@birdzho Clears $3,000 Payout Across Two 50K Apex Accounts
On June 30, 2026, X user @birdzho posted a payout confirmation from Apex Trader Funding covering two 50K accounts. The combined approval totaled $3,000, and the trader described the moment as the end of a long stretch without a successful cashout.
Trader @birdzho took to X on June 30, 2026 to share a moment of long awaited relief. After what the trader described as a stretch of grinding without a successful cashout, the payout request tied to two 50K Apex Trader Funding accounts finally cleared. The combined approval, dated June 2026, totaled $3,000 across the two accounts, and the certificate image attached to the post documented the moment.
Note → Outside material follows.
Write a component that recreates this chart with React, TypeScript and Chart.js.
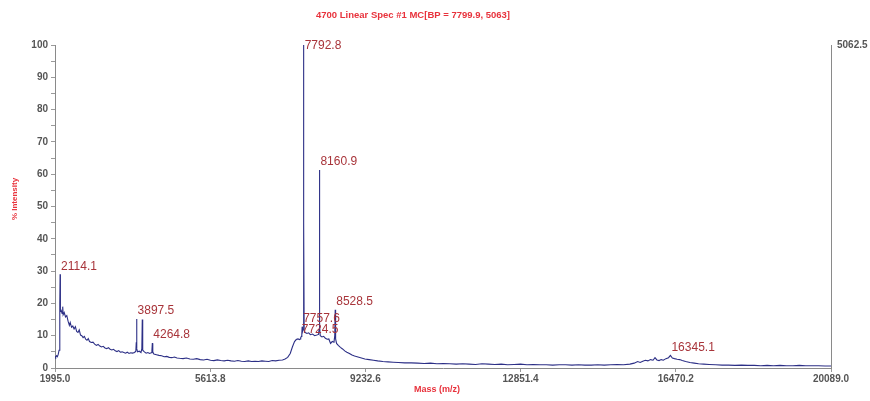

The post itself was short and joyful. "Yeyy after long time i succeeded to make a payout from 2x50k Apex accounts and it was approved for 5 seconds," the trader wrote, adding, "I love this feeling!" The specific mention of a five second approval window suggests the trader was watching the payout portal in real time when the status flipped from pending to approved, a small detail that will resonate with anyone who has refreshed a dashboard waiting for confirmation.

“Yeyy after long time i succeeded to make a payout from 2x50k Apex accounts and it was approved for 5 seconds. I love this feeling!”— @birdzho on X, June 30, 2026
There is no mention of instruments traded, session preferences, or strategy in the source post, and the trader did not disclose how long the accounts had been active before this cashout. What the post does establish clearly is scale: two 50K evaluation accounts running in parallel, each contributing to the same approval cycle. Apex Trader Funding permits participants to hold multiple funded accounts under one profile, and payouts are processed through the member portal on documented cycles, which is the framework this proof sits inside of.
The screenshot shared alongside the tweet functions as the visual receipt for the $3,000 figure. For traders evaluating whether to stack multiple evaluation accounts of the same size, @birdzho's post is a data point rather than a promise. The result reflects one trader's outcome on a specific approval date and does not describe a repeatable system or edge. Anyone considering a similar setup should weigh the cost of running parallel evaluations against their own risk tolerance and trading history.